A few months later, and Leslie’s team would once again learn from Jonathan’s example of selflessness and kindness.
“Our team had a patient who stayed with us for 5 weeks prior to his passing,” said Gembol. “This patient was particularly special for many reasons; He was a man of sound mind, whose lungs were gradually failing him before his family’s and caregiver’s eyes.”
Gembol explained that over these 5 weeks, many stories and many tears were shed. There were moments of anger and there were moments of fear. Eventually, the patient decided he did not want to live the rest of his life connected to life support. His wife, a nurse of 30+ years, stayed by his side throughout the final moments of his life. As it turns out, one of those moments would also involve Jonathan Garcia-Ortiz.

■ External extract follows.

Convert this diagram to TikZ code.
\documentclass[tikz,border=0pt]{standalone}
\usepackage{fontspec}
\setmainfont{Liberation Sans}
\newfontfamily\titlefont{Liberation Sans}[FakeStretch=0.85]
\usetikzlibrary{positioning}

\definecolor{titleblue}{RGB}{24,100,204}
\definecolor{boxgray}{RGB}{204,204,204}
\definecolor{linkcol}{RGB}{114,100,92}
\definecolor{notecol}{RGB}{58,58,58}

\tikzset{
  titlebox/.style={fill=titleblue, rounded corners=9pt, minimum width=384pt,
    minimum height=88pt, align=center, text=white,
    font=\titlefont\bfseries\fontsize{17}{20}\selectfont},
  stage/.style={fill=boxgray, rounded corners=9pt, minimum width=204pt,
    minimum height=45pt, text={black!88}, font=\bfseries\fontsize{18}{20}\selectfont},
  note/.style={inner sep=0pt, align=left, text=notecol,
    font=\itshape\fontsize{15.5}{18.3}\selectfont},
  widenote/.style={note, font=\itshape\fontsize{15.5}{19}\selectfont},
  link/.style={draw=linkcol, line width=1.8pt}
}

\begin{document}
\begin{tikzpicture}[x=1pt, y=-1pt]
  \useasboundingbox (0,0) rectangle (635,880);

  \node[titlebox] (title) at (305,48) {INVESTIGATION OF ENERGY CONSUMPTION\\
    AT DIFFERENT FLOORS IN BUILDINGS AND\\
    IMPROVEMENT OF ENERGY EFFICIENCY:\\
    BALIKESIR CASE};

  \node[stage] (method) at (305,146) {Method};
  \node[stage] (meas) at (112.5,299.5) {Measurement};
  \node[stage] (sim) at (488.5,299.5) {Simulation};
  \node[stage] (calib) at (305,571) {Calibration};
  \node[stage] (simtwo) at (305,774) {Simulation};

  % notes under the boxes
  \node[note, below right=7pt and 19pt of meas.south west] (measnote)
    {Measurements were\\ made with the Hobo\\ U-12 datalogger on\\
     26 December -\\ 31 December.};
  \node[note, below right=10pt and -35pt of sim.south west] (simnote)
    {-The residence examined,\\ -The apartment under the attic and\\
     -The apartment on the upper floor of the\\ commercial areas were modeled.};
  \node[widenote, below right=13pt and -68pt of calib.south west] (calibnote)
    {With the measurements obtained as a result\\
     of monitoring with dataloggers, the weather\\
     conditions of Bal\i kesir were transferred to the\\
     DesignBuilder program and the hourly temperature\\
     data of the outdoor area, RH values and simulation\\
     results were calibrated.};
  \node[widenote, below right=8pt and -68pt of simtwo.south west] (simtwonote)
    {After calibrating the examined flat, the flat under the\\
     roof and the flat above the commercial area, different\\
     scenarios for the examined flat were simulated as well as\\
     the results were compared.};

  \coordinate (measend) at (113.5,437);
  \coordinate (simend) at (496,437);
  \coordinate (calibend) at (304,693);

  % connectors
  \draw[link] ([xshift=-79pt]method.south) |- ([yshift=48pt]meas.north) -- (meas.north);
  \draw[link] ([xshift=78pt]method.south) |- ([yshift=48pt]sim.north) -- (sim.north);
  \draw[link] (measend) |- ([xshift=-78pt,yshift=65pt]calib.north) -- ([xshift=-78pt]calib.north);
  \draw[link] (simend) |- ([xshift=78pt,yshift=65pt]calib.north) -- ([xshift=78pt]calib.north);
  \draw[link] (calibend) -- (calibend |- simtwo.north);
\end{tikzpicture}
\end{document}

Jonathan was the patient’s nurse on day shift prior to the patient’s passing, and he learned that the patient wanted a Roasted Turkey sandwich from Whole Foods Market before he passed away. At the end of his shift, Jonathan decided to make sure the patient would get that sandwich. However, when he called Whole Foods he was told they were closing. In an act of true compassion for his patient, Jonathan explained that this was not just a sandwich, but the most important sandwich they would ever make— the patient’s last meal. With the help of a co-worker, Jonathan secured not just one but two of the requested sandwiches for the patient, which Whole Foods provided at no charge.
“The patient’s wife said that no words could express the appreciation the patient and the entire family had for this seemingly small act that made an enormous impact,” said Gembol. “This was not only the patient’s final meal, but a true example we can all learn from about heartfelt compassion and patient advocacy.”
As for his own thoughts on nursing and being nominated for Best in Class Awards honors, Jonathan feels thankful.
“First of all, I thank God for all this,” said Garcia-Ortiz. “Also, I really love to work with my people at Baylor Scott & White. It truly makes a difference. In our unit and in the whole hospital, we work as a team.”
Jonathan said that this is not just nurses and doctors, but the kitchen and housekeeping and everybody else, and that through this collaboration, the team achieves continued success.
“I just feel blessed and thankful to be a part of that,” said Garcia-Ortiz. “Whenever you don’t have that much stress at work, you can actually perform at 100 percent. That is how I was able to make sure the patient got the sandwich from Whole Foods. Of course I didn’t leave the room to get it, but I had someone who was able to go and get it for me. Things like that, I was able to concentrate on my patient instead of about being stressed about being at work. So it’s just the team, and I just really love working there.”